Growing a business is no easy task. When you feel like you have hit a sweet spot - everyone is doing what they are supposed to and processes are running as they should - it is easy to get complacent. The problem is that, even if you are cruising on calm seas for the moment, a storm could be just around the corner.
You can never stop thinking about what is next for your organisation. Most importantly, what is your succession management plan?
The succession planning gap
In a global survey of 2,300 directors conducted by KPMG in 2017, only 14% of directors said they had a detailed board succession plan in place. It seems that, even though businesses are focusing on new strategies due to adjusting budgets and new-age employee engagement, they are failing to answer the most important questions: is the next generation of leaders ready to take over when the current ones retire?

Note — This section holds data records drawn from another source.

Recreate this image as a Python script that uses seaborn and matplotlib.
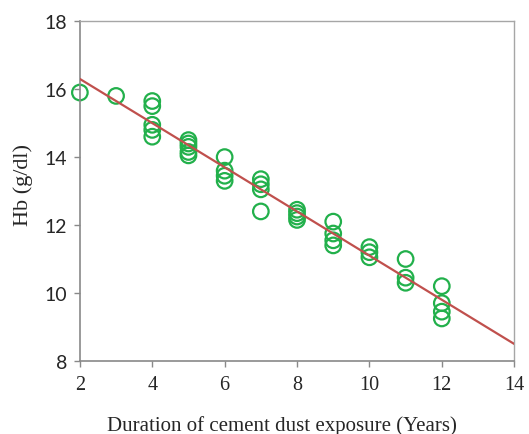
import seaborn as sns
import numpy as np
import pandas as pd
import matplotlib.pyplot as plt

years = [2, 3,
         4, 4, 4, 4, 4,
         5, 5, 5, 5, 5,
         6, 6, 6, 6,
         7, 7, 7, 7,
         8, 8, 8, 8,
         9, 9, 9, 9,
         10, 10, 10,
         11, 11, 11,
         12, 12, 12, 12]
hb = [15.9, 15.8,
      15.65, 15.5, 14.95, 14.8, 14.6,
      14.5, 14.4, 14.3, 14.15, 14.05,
      14.0, 13.6, 13.45, 13.3,
      13.35, 13.2, 13.05, 12.4,
      12.45, 12.35, 12.25, 12.15,
      12.1, 11.75, 11.55, 11.4,
      11.35, 11.2, 11.05,
      11.0, 10.45, 10.3,
      10.2, 9.7, 9.45, 9.25]

# linear trend line end points
trend_x = [2, 14]
trend_y = [16.3, 8.5]

x_ticks = [2, 4, 6, 8, 10, 12, 14]
y_ticks = [8, 10, 12, 14, 16, 18]

df = pd.DataFrame({"years": years, "hb": hb})
trend = pd.DataFrame({"years": trend_x, "hb": trend_y})

sns.set_style("white")

fig = plt.figure(figsize=(5.29, 4.35), dpi=100)
ax = fig.add_axes([0.151, 0.168, 0.821, 0.781])

sns.lineplot(data=trend, x="years", y="hb", color="#c0504d", linewidth=1.6, ax=ax, zorder=3)
sns.scatterplot(data=df, x="years", y="hb", marker="o", s=125,
                facecolor="none", edgecolor="#22b04b", linewidth=1.6, ax=ax,
                zorder=2, clip_on=False)

ax.set_xlim(2, 14)
ax.set_ylim(8, 18)
ax.set_xticks(x_ticks)
ax.set_yticks(y_ticks)
ax.set_xticklabels([str(t) for t in x_ticks], fontfamily="Liberation Serif", fontsize=14.5)
ax.set_yticklabels([str(t) for t in y_ticks], fontfamily="Lato", fontsize=14)

ax.set_xlabel("Duration of cement dust exposure (Years)", fontfamily="Liberation Serif",
              fontsize=15)
ax.set_ylabel("Hb (g/dl)", fontfamily="Liberation Serif", fontsize=16)
# titles sit a bit off centre in the original
ax.xaxis.set_label_coords(0.465, -0.16)
ax.yaxis.set_label_coords(-0.108, 0.522)

for side in ["left", "bottom"]:
    ax.spines[side].set_color("#898989")
    ax.spines[side].set_linewidth(1.2)
for side in ["top", "right"]:
    ax.spines[side].set_color("#a6a6a6")
    ax.spines[side].set_linewidth(1.0)

ax.tick_params(axis="both", direction="out", length=4, width=1, color="#898989",
               left=True, bottom=True)
ax.tick_params(axis="x", pad=6)
ax.tick_params(axis="y", pad=5)

fig.savefig("out.png", dpi=100)
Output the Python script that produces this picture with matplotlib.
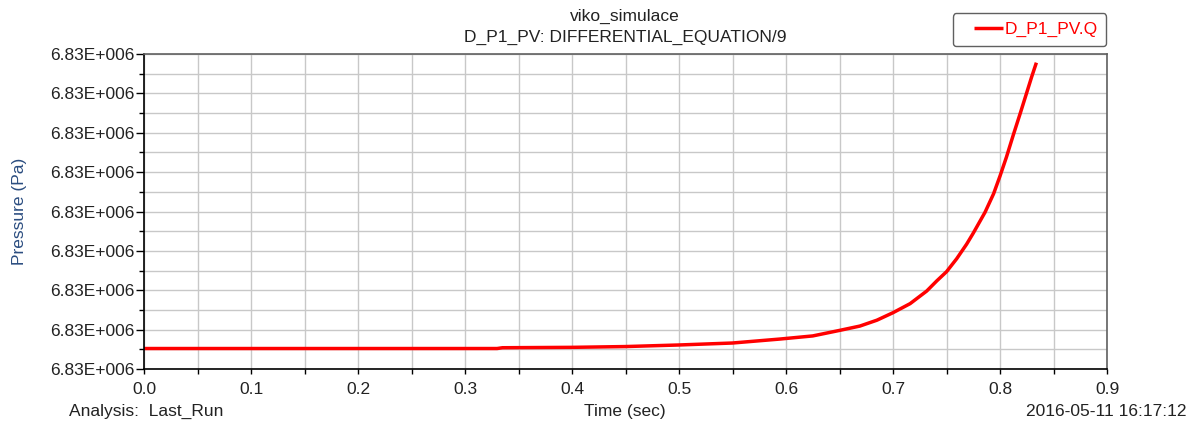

Good succession management is about figuring out the estimated time of arrival of an employee to a specific position within the company. The trick is to work out the distance of successors from target positions, and the speed at which they are travelling, in order to estimate their time of arrival - and prepare their development plan to get there.
Remember: it is only when you have mapped out a person's trajectory that you can give them the tools to get there. Succession planning and development conversations go hand in hand.
Factor 1: Ability
Does the person have the ability to perform in the target position? You need to look at their performance, their behavioral fit to the next level, their functional and business knowledge, and their experience to determine their gap and understand what development to prioritise.

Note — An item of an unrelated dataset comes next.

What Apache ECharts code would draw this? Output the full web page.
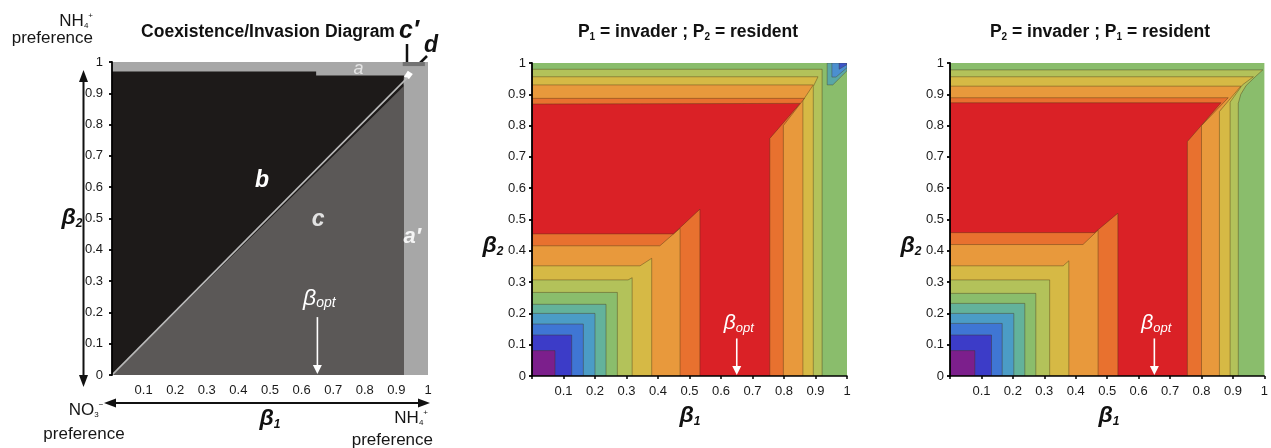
<!DOCTYPE html>
<html><head><meta charset="utf-8"><title>Coexistence / Invasion</title>
<script src="https://cdn.jsdelivr.net/npm/echarts@6.0.0/dist/echarts.min.js"></script>
<style>html,body{margin:0;padding:0;background:#fff;}#chart{width:1271px;height:448px;}</style>
</head><body><div id="chart"></div>
<script>
// ================= DATA =================
const tickValues = [0,0.1,0.2,0.3,0.4,0.5,0.6,0.7,0.8,0.9,1];
const yTickLabels = ['0','0.1','0.2','0.3','0.4','0.5','0.6','0.7','0.8','0.9','1'];
const xTickLabels = ['','0.1','0.2','0.3','0.4','0.5','0.6','0.7','0.8','0.9','1'];
const betaOpt = 0.65;

// Panel 1: coexistence / invasion regions, vertices in (beta1, beta2)
const regionA = [[0,0],[1,0],[1,1],[0,1]];
const regionC = [[0,0],[0.924,0],[0.924,0.93]];
const regionB = [[0,0],[0.922,0.922],[0.924,0.957],[0.646,0.957],[0.646,0.970],[0,0.970]];
const regionCprime = [[0.92,0.987],[0.99,0.987],[0.99,1],[0.92,1]];
const regionD = [[0.924,0.953],[0.94,0.946],[0.952,0.962],[0.936,0.972]];
const diagonal = [[0,0],[0.935,0.95]];
const regionLabels = ['a','b','c',"a\u2032"];
const regionLabelAt = [[0.78,0.977],[0.475,0.62],[0.652,0.496],[0.95,0.44]];

// Panel 2 (P1 invader): contour levels
// lower-left sub-level squares [beta1 edge, beta2 edge]: teal, tealBlue, blue, darkBlue, purple
const p1Squares = [[0.235,0.229],[0.2,0.2],[0.163,0.166],[0.126,0.131],[0.073,0.081]];
// super-level regions: yellowGreen, yellow, lightOrange, darkOrange, red
const p1Outer = [
  [[0,0.98],[0.921,0.98],[0.921,0]],
  [[0,0.956],[0.908,0.956],[0.893,0.925],[0.893,0]],
  [[0,0.93],[0.893,0.93],[0.86,0.88],[0.86,0]],
  [[0,0.887],[0.865,0.887],[0.798,0.80],[0.798,0]],
  [[0,0.869],[0.851,0.871],[0.755,0.759],[0.755,0]]
];
const p1Inner = [
  [[0.271,0],[0.271,0.267],[0,0.267]],
  [[0.318,0],[0.318,0.314],[0.305,0.307],[0,0.307]],
  [[0.38,0],[0.38,0.376],[0.343,0.352],[0,0.352]],
  [[0.47,0],[0.47,0.472],[0.406,0.416],[0,0.416]],
  [[0.533,0],[0.533,0.533],[0.449,0.454],[0,0.454]]
];
// small low-level patch in the top-right corner: teal, tealBlue, blue
const p1CornerPatch = [
  [[0.937,1],[0.937,0.93],[0.955,0.93],[1,0.975],[1,1]],
  [[0.952,1],[0.952,0.955],[0.965,0.955],[1,0.985],[1,1]],
  [[0.975,1],[0.975,0.98],[1,0.995],[1,1]]
];

// Panel 3 (P2 invader): contour levels
const p2Squares = [[0.238,0.232],[0.203,0.2],[0.166,0.168],[0.132,0.131],[0.079,0.081]];
const p2Outer = [
  [[0,0.978],[0.995,0.978],[0.97,0.955],[0.942,0.928],[0.925,0.9],[0.917,0.871],[0.917,0]],
  [[0,0.956],[0.965,0.956],[0.93,0.93],[0.891,0.875],[0.891,0]],
  [[0,0.926],[0.925,0.926],[0.857,0.845],[0.857,0]],
  [[0,0.889],[0.885,0.889],[0.80,0.80],[0.80,0]],
  [[0,0.873],[0.862,0.873],[0.755,0.749],[0.755,0]]
];
const p2Inner = [
  [[0.273,0],[0.273,0.264],[0,0.264]],
  [[0.317,0],[0.317,0.307],[0,0.307]],
  [[0.378,0],[0.378,0.368],[0.36,0.352],[0,0.352]],
  [[0.471,0],[0.471,0.466],[0.423,0.42],[0,0.42]],
  [[0.534,0],[0.534,0.52],[0.46,0.458],[0,0.458]]
];

// ================= STYLE =================
const FONT = '"Liberation Sans", Arial, Helvetica, sans-serif';
const grayA = '#a7a7a7', grayC = '#5b5857', blackB = '#1d1a19';
const squareColors = ['#63b29b','#4b9cc6','#3f76d4','#3c3cc8','#7c1f8c'];
const bandColors = ['#b3c25a','#d6b945','#e8993c','#e8712f','#da2126'];
const greenBase = '#8abd6c';
const patchColors = ['#5aa7a6','#4b8fd0','#3c55c8'];
const contourStroke = 'rgba(70,50,20,0.45)';
const grids = [
  {left:112, top:62, width:316, height:313},
  {left:532, top:63, width:315, height:313},
  {left:950, top:63, width:315, height:313}
];

// ================= BUILD =================
function rect(a,b){ return [[0,0],[a,0],[a,b],[0,b]]; }
function polySeries(gi, shapes){
  return {
    type:'custom', xAxisIndex:gi, yAxisIndex:gi, silent:true, animation:false, clip:true, z:1,
    data: shapes.map(s => s.pts[0]), encode:{x:0, y:1},
    renderItem(params, api){
      const s = shapes[params.dataIndex];
      const pts = s.pts.map(p => api.coord(p));
      if (s.line) return {type:'polyline', shape:{points:pts}, style:{stroke:s.stroke, lineWidth:s.lw, fill:null}};
      return {type:'polygon', shape:{points:pts}, style:{fill:s.fill, stroke:s.stroke || null, lineWidth:s.lw || 0}};
    }
  };
}
function contourShapes(squares, outer, inner, patch){
  const shapes = [{pts:rect(1,1), fill:greenBase}];
  outer.forEach((o,i) => shapes.push({pts:o.concat(inner[i]), fill:bandColors[i], stroke:contourStroke, lw:0.9}));
  squares.forEach((s,i) => shapes.push({pts:rect(s[0],s[1]), fill:squareColors[i], stroke:contourStroke, lw:0.9}));
  (patch||[]).forEach((p,i) => shapes.push({pts:p, fill:patchColors[i], stroke:contourStroke, lw:0.8}));
  return shapes;
}
function betaOptSeries(gi, textY, arrowTop, big){
  return {
    type:'custom', xAxisIndex:gi, yAxisIndex:gi, silent:true, animation:false, z:3,
    data:[[betaOpt, 0]],
    renderItem(params, api){
      const tip = api.coord([betaOpt, 0]);
      const top = api.coord([betaOpt, arrowTop]);
      const t = api.coord([betaOpt, textY]);
      const hl = 10, hw = 4.5;
      return {type:'group', children:[
        {type:'line', shape:{x1:top[0], y1:top[1], x2:tip[0], y2:tip[1]-hl+1}, style:{stroke:'#fff', lineWidth:1.6}},
        {type:'polygon', shape:{points:[[tip[0],tip[1]-1],[tip[0]-hw,tip[1]-hl],[tip[0]+hw,tip[1]-hl]]}, style:{fill:'#fff'}},
        {type:'text', x:t[0]+2, y:t[1], style:{text:'\u03b2{s|opt}', fill:'#fff', font:'italic ' + (big?23:21) + 'px ' + FONT,
          align:'center', verticalAlign:'middle', lineHeight:24,
          rich:{s:{fill:'#fff', fontStyle:'italic', fontSize:big?14:13, fontFamily:FONT, verticalAlign:'bottom', lineHeight:12}}}}
      ]};
    }
  };
}
function labelSeries(gi){
  const styles = [
    {font:'italic 18px ' + FONT, fill:'#e4e4e4'},
    {font:'bold italic 23px ' + FONT, fill:'#ffffff'},
    {font:'bold italic 23px ' + FONT, fill:'#e2e2e2'},
    {font:'bold italic 22px ' + FONT, fill:'#f4f4f4'}
  ];
  return {
    type:'custom', xAxisIndex:gi, yAxisIndex:gi, silent:true, animation:false, z:3,
    data: regionLabelAt,
    renderItem(params, api){
      const i = params.dataIndex;
      const p = api.coord(regionLabelAt[i]);
      return {type:'text', x:p[0], y:p[1], style:Object.assign({text:regionLabels[i], align:'center', verticalAlign:'middle'}, styles[i])};
    }
  };
}
function xAxis(gi, showLine){
  return {gridIndex:gi, type:'value', min:0, max:1, interval:0.1, z:5,
    axisLine:{show:showLine, onZero:false, lineStyle:{color:'#000', width:1.5}},
    axisTick:{show:showLine, length:3, lineStyle:{color:'#000', width:1.5}},
    splitLine:{show:false},
    axisLabel:{margin:9, fontSize:13, color:'#1a1a1a', fontFamily:FONT,
      formatter: v => xTickLabels[Math.round(v*10)]}};
}
function yAxis(gi, margin){
  return {gridIndex:gi, type:'value', min:0, max:1, interval:0.1, z:5,
    axisLine:{show:true, onZero:false, lineStyle:{color:'#000', width:1.8}},
    axisTick:{show:true, length:3, lineStyle:{color:'#000', width:1.8}},
    splitLine:{show:false},
    axisLabel:{margin:margin, fontSize:13, color:'#1a1a1a', fontFamily:FONT,
      formatter: v => yTickLabels[Math.round(v*10)]}};
}

const panel1 = [
  {pts:regionA, fill:grayA},
  {pts:regionC, fill:grayC},
  {pts:regionB, fill:blackB},
  {pts:regionCprime, fill:'#727272'},
  {pts:regionD, fill:'#ffffff'},
  {pts:diagonal, line:true, stroke:'#b9b9b9', lw:1.6}
];

// graphic helpers (outside-plot decorations)
function arrowHead(x, y, dir){ // dir: 'up','down','left','right'
  const L = 12, W = 4.5;
  let pts;
  if (dir==='up') pts = [[x,y],[x-W,y+L],[x+W,y+L]];
  if (dir==='down') pts = [[x,y],[x-W,y-L],[x+W,y-L]];
  if (dir==='left') pts = [[x,y],[x+L,y-W],[x+L,y+W]];
  if (dir==='right') pts = [[x,y],[x-L,y-W],[x-L,y+W]];
  return {type:'polygon', shape:{points:pts}, style:{fill:'#111'}};
}
function txt(x, y, text, font, align, rich, extra){
  return {type:'text', x:x, y:y, style:Object.assign({text:text, font:font, fill:'#161616', align:align||'center', verticalAlign:'middle', rich:rich||{}}, extra||{})};
}
const richIon = {
  b:{fontSize:8, fontFamily:FONT, verticalAlign:'bottom', lineHeight:9, fill:'#161616'},
  p:{fontSize:8, fontFamily:FONT, verticalAlign:'top', lineHeight:9, fill:'#161616'}
};
const richBeta = {
  s:{fontSize:12, fontWeight:'bold', fontStyle:'italic', fontFamily:FONT, verticalAlign:'bottom', lineHeight:12, fill:'#111'}
};
const richTitle = {
  s:{fontSize:10, fontWeight:'bold', fontFamily:FONT, verticalAlign:'bottom', lineHeight:10, fill:'#111'}
};
const fTitle = 'bold 17.5px ' + FONT;
const fBeta = 'bold italic 23px ' + FONT;
const fPref = '17px ' + FONT;

const graphic = [
  // titles
  txt(268, 32, 'Coexistence/Invasion Diagram', fTitle, 'center', null, {fill:'#111', lineHeight:20}),
  txt(688, 32, 'P{s|1} = invader ; P{s|2} = resident', fTitle, 'center', richTitle, {fill:'#111', lineHeight:20}),
  txt(1100, 32, 'P{s|2} = invader ; P{s|1} = resident', fTitle, 'center', richTitle, {fill:'#111', lineHeight:20}),
  // c' and d markers
  txt(409, 31, 'c\u2032', 'bold italic 25px ' + FONT, 'center', null, {fill:'#111'}),
  txt(431, 46, 'd', 'bold italic 23px ' + FONT, 'center', null, {fill:'#111'}),
  {type:'line', shape:{x1:407, y1:44, x2:407, y2:64}, style:{stroke:'#111', lineWidth:2.5}},
  {type:'line', shape:{x1:427, y1:56, x2:411, y2:72}, style:{stroke:'#111', lineWidth:2.5}},
  // axis titles
  txt(72, 218, '\u03b2{s|2}', fBeta, 'center', richBeta, {fill:'#111', lineHeight:24}),
  txt(270, 419, '\u03b2{s|1}', fBeta, 'center', richBeta, {fill:'#111', lineHeight:24}),
  txt(493, 246, '\u03b2{s|2}', fBeta, 'center', richBeta, {fill:'#111', lineHeight:24}),
  txt(690, 416, '\u03b2{s|1}', fBeta, 'center', richBeta, {fill:'#111', lineHeight:24}),
  txt(911, 246, '\u03b2{s|2}', fBeta, 'center', richBeta, {fill:'#111', lineHeight:24}),
  txt(1109, 416, '\u03b2{s|1}', fBeta, 'center', richBeta, {fill:'#111', lineHeight:24}),
  // preference arrows (panel 1)
  {type:'line', shape:{x1:83.5, y1:80, x2:83.5, y2:378}, style:{stroke:'#111', lineWidth:2}},
  arrowHead(83.5, 70, 'up'), arrowHead(83.5, 387, 'down'),
  {type:'line', shape:{x1:112, y1:403, x2:420, y2:403}, style:{stroke:'#111', lineWidth:2}},
  arrowHead(104, 403, 'left'), arrowHead(430, 403, 'right'),
  // preference texts
  txt(93, 21, 'NH{b|4}{p|+}', fPref, 'right', richIon, {lineHeight:18}),
  txt(93, 38, 'preference', fPref, 'right'),
  txt(86, 410, 'NO{b|3}{p|\u2212}', fPref, 'center', richIon, {lineHeight:18}),
  txt(84, 434, 'preference', fPref, 'center'),
  txt(428, 418, 'NH{b|4}{p|+}', fPref, 'right', richIon, {lineHeight:18}),
  txt(433, 440, 'preference', fPref, 'right')
];

const option = {
  animation:false,
  backgroundColor:'#ffffff',
  grid: grids,
  xAxis: [xAxis(0,false), xAxis(1,true), xAxis(2,true)],
  yAxis: [yAxis(0,9), yAxis(1,6), yAxis(2,6)],
  series: [
    polySeries(0, panel1),
    labelSeries(0),
    betaOptSeries(0, 0.245, 0.185, true),
    polySeries(1, contourShapes(p1Squares, p1Outer, p1Inner, p1CornerPatch)),
    betaOptSeries(1, 0.17, 0.12, false),
    polySeries(2, contourShapes(p2Squares, p2Outer, p2Inner, null)),
    betaOptSeries(2, 0.17, 0.12, false)
  ],
  graphic: graphic
};
const chart = echarts.init(document.getElementById('chart'));
chart.setOption(option);
</script>
</body></html>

Ability is not just about current performance. It is about whether the person has the behavioral range, cognitive capacity, and domain knowledge to succeed at the next level of complexity. Many high performers at one level struggle at the next - not because they lack effort, but because the role requires a fundamentally different capability profile.
Factor 2: Aspiration
Does the person aspire to move to the target position? It is all very well figuring out that your employee can move - but do they want to? If your succession plans happen in isolation - without input from your employees about their career goals - you could find yourself shocked by their answer when the time comes to move them.
Aspiration is often overlooked in succession planning. Organisations spend significant time assessing who is capable of moving up, but far less time understanding who actually wants to. The result is succession plans that look good on paper but fall apart when the moment of truth arrives.
The aspiration blind spot
Many organisations discover too late that their identified successor does not want the role. Career conversations that explore aspiration - not just capability - are essential to building a succession plan that will actually work when you need it.
Factor 3: Agility
Do they have the emotional intelligence, institutional knowledge, and have they had enough time in their current position to move to the next position? Agility is the speed at which a person can close the gap between where they are and where they need to be.
A person with high ability and high aspiration but low agility may still be the right successor - they just need more time and more targeted development. Understanding agility helps you set realistic timelines and design the right development path.
Balancing data and opinion
Succession planning should be a balance between data and opinion. The recommended process involves a discussion between the leaders of each function and your talent team, during which they can provide input about successors in a structured way - after all, the opinion of the succession owner (the person who will make the decision to hire) is very valuable.
Opinion alone is subjective and should always be supported by good data. The best succession planning processes provide a dual view of succession readiness, utilising both data and opinion to help move your succession planning beyond the binary 'Ready Now, Ready Later' model.